TESSA LARK violin www.tessalark.com
- AWARDS: 2020 Grammy nomination as Best Classical Instrument Soloist for Sky: Concerto for Violin by Michael Torke; 2020 Lincoln Center Emerging Artist Award; 2018 Borletti-Buitoni Trust Fellowship; 2016 Avery Fisher Career Grant; Silver Medalist in the International Violin Competition of Indianapolis; winner of the 2012 Naumburg International Violin Competition; Fellowship from the Leonore Annenberg Arts Fellowship Fund.
- PERFORMANCES: Since making her concerto debut with the Cincinnati Symphony Orchestra at 16, has appeared with dozens of orchestras and at festivals and recital venues including Carnegie Hall, Ravinia, Cal Performances, San Francisco Performances, Wigmore Hall, Amsterdam’s Concertgebouw, the Buffalo an Rochester philharmonic orchestras, Marlboro Music, Australia’s Musica Viva Festival, Seattle and Indianapolis symphony orchestras, Royal Scottish National Orchestra.
- CHAMBER MUSIC: collaborators include Mitsuko Uchida, Itzhak Perlman, Donald Weilerstein, Kim Kashkashian, Peter Wiley and Ralph Kirshbaum, among others. Along with the Lark and Thurber duo, recent projects include a string trio with composer-bassist Edgar Meyer and cellist Joshua Roman and a duo partnership with jazz guitarist Frank Vignola.
- WORKS written for her include Sky, a bluegrass-inspired concerto by Michael Torke premiered with the Albany Symphony Orchestra and recorded for an Albany Records release issued in August 2019; Love Letter by bassist-composer Michael Thurber.
- RECORDINGS: Other recordings include Invention, a debut album of the violin-bass duo Tessa Lark & Michael Thurber comprising music of J.S. Bach along with non-classical original compositions; Fantasy, a First Hand Records release featuring fantasies and rhapsodies for violin including works by Kreisler, Schubert, Telemann, Ravel and Lark; and a live performance recording of Astor Piazzolla’s The Four Seasons of Buenos Aires, released in 2021 by the Buffalo Philharmonic in honour of Piazzolla’s 100-year anniversary.

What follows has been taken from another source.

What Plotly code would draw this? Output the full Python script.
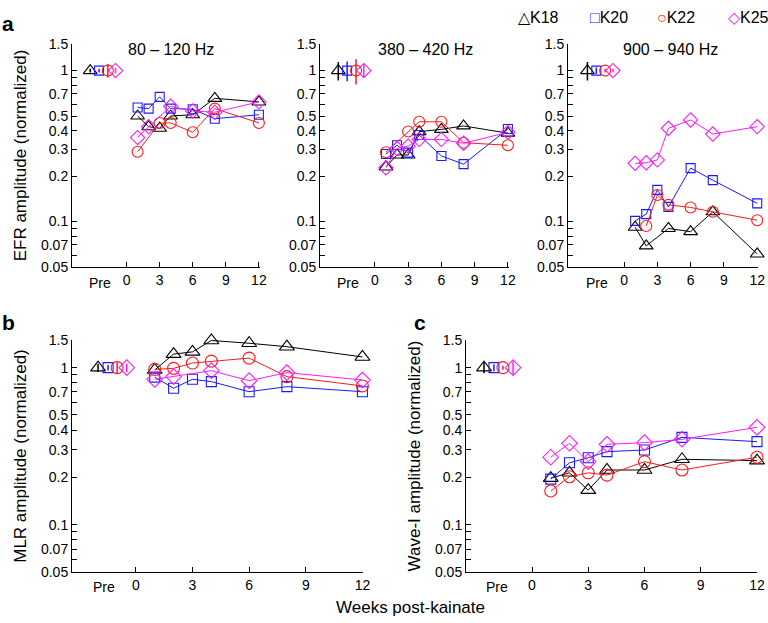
import plotly.graph_objects as go

# ---------------- data ----------------
weeks = [1, 2, 3, 4, 6, 8, 12]
animals = ["K18", "K20", "K22", "K25"]

# EFR 80-120 Hz
efr80_k18 = [0.50, 0.425, 0.415, 0.50, 0.51, 0.655, 0.62]
efr80_k20 = [0.57, 0.56, 0.67, 0.56, 0.555, 0.48, 0.51]
efr80_k22 = [0.29, None, 0.45, 0.45, 0.39, 0.56, 0.45]
efr80_k25 = [0.36, 0.425, None, 0.58, 0.54, 0.53, 0.62]
efr80_pre_err = [0.03, 0.03, 0.1, 0.04]

# EFR 380-420 Hz
efr380_k18 = [0.23, 0.276, 0.276, 0.394, 0.408, 0.43, 0.385]
efr380_k20 = [0.28, 0.32, 0.286, 0.374, 0.272, 0.24, 0.41]
efr380_k22 = [0.288, None, 0.395, 0.458, 0.458, 0.333, 0.32]
efr380_k25 = [0.227, 0.305, 0.316, 0.35, 0.35, 0.33, 0.39]
efr380_pre_err = [0.14, 0.15, 0.19, 0.1]

# EFR 900-940 Hz
efr900_k18 = [0.0917, 0.069, None, 0.090, 0.0857, 0.116, 0.061]
efr900_k20 = [0.101, 0.112, 0.162, 0.125, 0.226, 0.188, 0.132]
efr900_k22 = [None, 0.0935, 0.150, 0.129, 0.124, 0.116, 0.102]
efr900_k25 = [0.243, 0.245, 0.256, 0.415, 0.471, 0.38, 0.425]
efr900_pre_err = [0.14, 0.05, 0.03, 0.03]

# MLR
mlr_k18 = [0.966, 1.22, 1.26, 1.49, 1.43, 1.36, 1.17]
mlr_k20 = [0.87, 0.74, 0.843, 0.815, 0.703, 0.757, 0.703]
mlr_k22 = [0.975, 0.99, 1.07, 1.10, 1.15, 0.877, 0.765]
mlr_k25 = [0.843, 0.877, None, 0.957, 0.826, 0.93, 0.834]
mlr_pre_err = [0.06, 0.04, 0.08, 0.06]

# Wave-I
wave1_k18 = [0.198, 0.214, 0.166, 0.223, 0.223, 0.261, 0.256]
wave1_k20 = [0.195, 0.248, 0.267, 0.292, 0.299, 0.36, 0.338]
wave1_k22 = [0.164, 0.202, 0.214, 0.207, 0.252, 0.223, 0.269]
wave1_k25 = [0.269, 0.33, 0.252, 0.325, 0.333, 0.35, 0.417]
wave1_pre_err = [0.08, 0.05, 0.03, 0.1]

pre_value = 1.0
x_ticks = [0, 3, 6, 9, 12]
y_ticks = [0.05, 0.06, 0.07, 0.08, 0.09, 0.1, 0.2, 0.3, 0.4, 0.5, 0.6, 0.7, 0.8, 0.9, 1, 1.5]
y_ticktext = ["0.05", "", "0.07", "", "", "0.1", "0.2", "0.3", "0.4", "0.5", "", "0.7", "", "", "1", "1.5"]

# ---------------- styling ----------------
colors = ["#000000", "#1a1aff", "#ff1a1a", "#ff1aff"]
symbols = ["triangle-up-open", "square-open", "circle-open", "diamond-open"]
FONT = "Arial, Liberation Sans, sans-serif"
W, H = 768, 623


def px(x):
    return x / W


def py(y):
    return 1 - y / H


def xd(l, r):
    return [px(l), px(r)]


def yd(t, b):
    return [py(b), py(t)]


panels = [
    dict(series=[efr80_k18, efr80_k20, efr80_k22, efr80_k25], err=efr80_pre_err,
         xdom=xd(72, 260), ydom=yd(44, 267), xr=[-4.95, 12.1],
         pre_x=[-3.3, -2.5, -1.7, -1.0], pre_lab=-2.43, lab_y=283,
         ytitle="EFR amplitude (normalized)", msz=[12, 9, 11, 11]),
    dict(series=[efr380_k18, efr380_k20, efr380_k22, efr380_k25], err=efr380_pre_err,
         xdom=xd(320, 509), ydom=yd(44, 267), xr=[-4.95, 12.1],
         pre_x=[-3.3, -2.5, -1.7, -1.0], pre_lab=-2.43, lab_y=283,
         ytitle=None, msz=[12, 9, 11, 11]),
    dict(series=[efr900_k18, efr900_k20, efr900_k22, efr900_k25], err=efr900_pre_err,
         xdom=xd(568, 758), ydom=yd(44, 267), xr=[-5.05, 12.07],
         pre_x=[-3.3, -2.5, -1.7, -1.0], pre_lab=-2.43, lab_y=283,
         ytitle=None, msz=[12, 9, 11, 11]),
    dict(series=[mlr_k18, mlr_k20, mlr_k22, mlr_k25], err=mlr_pre_err,
         xdom=xd(72, 363), ydom=yd(340, 572), xr=[-3.38, 12.03],
         pre_x=[-2.0, -1.47, -0.99, -0.48], pre_lab=-1.69, lab_y=587,
         ytitle="MLR amplitude (normalized)", msz=[13, 10, 12, 12]),
    dict(series=[wave1_k18, wave1_k20, wave1_k22, wave1_k25], err=wave1_pre_err,
         xdom=xd(466, 757), ydom=yd(340, 572), xr=[-3.52, 12.0],
         pre_x=[-2.56, -2.03, -1.55, -1.01], pre_lab=-1.87, lab_y=587,
         ytitle="Wave-I amplitude (normalized)", msz=[13, 10, 12, 12]),
]

fig = go.Figure()
annotations = []

for i, p in enumerate(panels):
    n = "" if i == 0 else str(i + 1)
    xa, ya = "x" + n, "y" + n
    for k in range(4):
        # post-kainate series
        fig.add_trace(go.Scatter(
            x=weeks, y=p["series"][k], mode="lines+markers", xaxis=xa, yaxis=ya,
            connectgaps=True, cliponaxis=False, showlegend=False, name=animals[k],
            line=dict(color=colors[k], width=1),
            marker=dict(symbol=symbols[k], size=p["msz"][k], color=colors[k],
                        line=dict(width=1.1, color=colors[k])),
        ))
        # pre value with error bar
        fig.add_trace(go.Scatter(
            x=[p["pre_x"][k]], y=[pre_value], mode="markers", xaxis=xa, yaxis=ya,
            cliponaxis=False, showlegend=False, name=animals[k],
            marker=dict(symbol=symbols[k], size=p["msz"][k], color=colors[k],
                        line=dict(width=1.1, color=colors[k])),
            error_y=dict(type="data", array=[p["err"][k]], color=colors[k],
                         thickness=1.5, width=0),
        ))
    axis_common = dict(showline=True, linecolor="black", linewidth=1, showgrid=False,
                       zeroline=False, ticks="inside", ticklen=5, tickcolor="black",
                       automargin=False,
                       tickfont=dict(size=14, color="black", family=FONT))
    fig.update_layout(**{
        ("xaxis" + n): dict(axis_common, domain=p["xdom"], range=p["xr"], anchor=ya,
                            tickmode="array", tickvals=x_ticks),
        ("yaxis" + n): dict(axis_common, domain=p["ydom"], type="log",
                            range=[-1.30103, 0.17609], anchor=xa,
                            tickmode="array", tickvals=y_ticks, ticktext=y_ticktext,
                            title=dict(text=p["ytitle"] or "", standoff=10,
                                       font=dict(size=17, family=FONT, color="black"))),
    })
    annotations.append(dict(text="Pre", x=p["pre_lab"], xref=xa, y=py(p["lab_y"]),
                            yref="paper", xanchor="center", yanchor="middle",
                            showarrow=False,
                            font=dict(size=14, family=FONT, color="black")))

# panel titles
for txt, xc in [("80 – 120 Hz", 171), ("380 – 420 Hz", 425), ("900 – 940 Hz", 670)]:
    annotations.append(dict(text=txt, x=px(xc), y=py(50), xref="paper", yref="paper",
                            xanchor="center", yanchor="middle", showarrow=False,
                            font=dict(size=16, family=FONT, color="black")))

# panel letters
for txt, xl, yc in [("a", 0, 23), ("b", 0, 322), ("c", 412, 322)]:
    annotations.append(dict(text="<b>%s</b>" % txt, x=px(xl), y=py(yc), xref="paper",
                            yref="paper", xanchor="left", yanchor="middle",
                            showarrow=False,
                            font=dict(size=21, family=FONT, color="black")))

# legend
legend_glyphs = ["△", "□", "○", "◇"]
for k, xl in enumerate([516, 588, 655, 726]):
    annotations.append(dict(
        text='<span style="color:%s">%s</span>K%s' % (colors[k], legend_glyphs[k], animals[k][1:]),
        x=px(xl), y=py(17), xref="paper", yref="paper", xanchor="left", yanchor="middle",
        showarrow=False, font=dict(size=16, family=FONT, color="black")))

annotations.append(dict(text="Weeks post-kainate", x=px(410), y=py(607), xref="paper",
                        yref="paper", xanchor="center", yanchor="middle", showarrow=False,
                        font=dict(size=17, family=FONT, color="black")))

fig.update_layout(width=W, height=H, margin=dict(l=0, r=0, t=0, b=0),
                  template="none",
                  plot_bgcolor="white", paper_bgcolor="white",
                  font=dict(family=FONT, color="black"),
                  annotations=annotations, showlegend=False)

fig.write_html("out.html", config={"displayModeBar": False},
               post_script="document.body.style.margin='0';document.body.style.overflow='hidden';")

- TRAINING: Graduate of New England Conservatory with an Artist Diploma from The Juilliard School where she studied with Sylvia Rosenberg, Ida Kavafian, and Daniel Phillips.
- MENTORS: include Cathy McGlasson, Kurt Sassmannshaus, Miriam Fried and Lucy Chapman.
- APPOINTMENTS: Artistic Director of Musical Masterworks, a chamber music presenter in Old Lyme, CT; Co-host/Creative of NPR’s From The Top, the premier radio showcase for the nation’s most talented young musicians; Mentor and board member of the Irving M. Klein International Strings Competition.
- INSTRUMENT: Plays a ca. 1600 G.P. Maggini violin on loan from an anonymous donor through the Stradivari Society of Chicago. The original idea for The Stradgrass Sessions was conceived when she was playing the 1683 ex-Gingold Stradivarius courtesy of the International Violin Competition of Indianapolis.
Critical praise for Fantasy (FHR86)
So now here is Fantasy, and it’s every bit as strong as one would have expected…with Telemann at one end, and Lark’s own Appalachian Fantasy of 2016 at the other. Appalachian Fantasy [is] a superbly coloured, multifaceted folk medley vividly evoking the vast plains of her home turf, complete with an opening which also cleverly honours the previous Schubert Fantasie (which itself is played with immense sensitivity by her and Yang) by translating his song into Kentucky tongue. Add a strong Tzigane – equally in tune with her own folk roots – and I’m already looking forward to whatever Lark does next.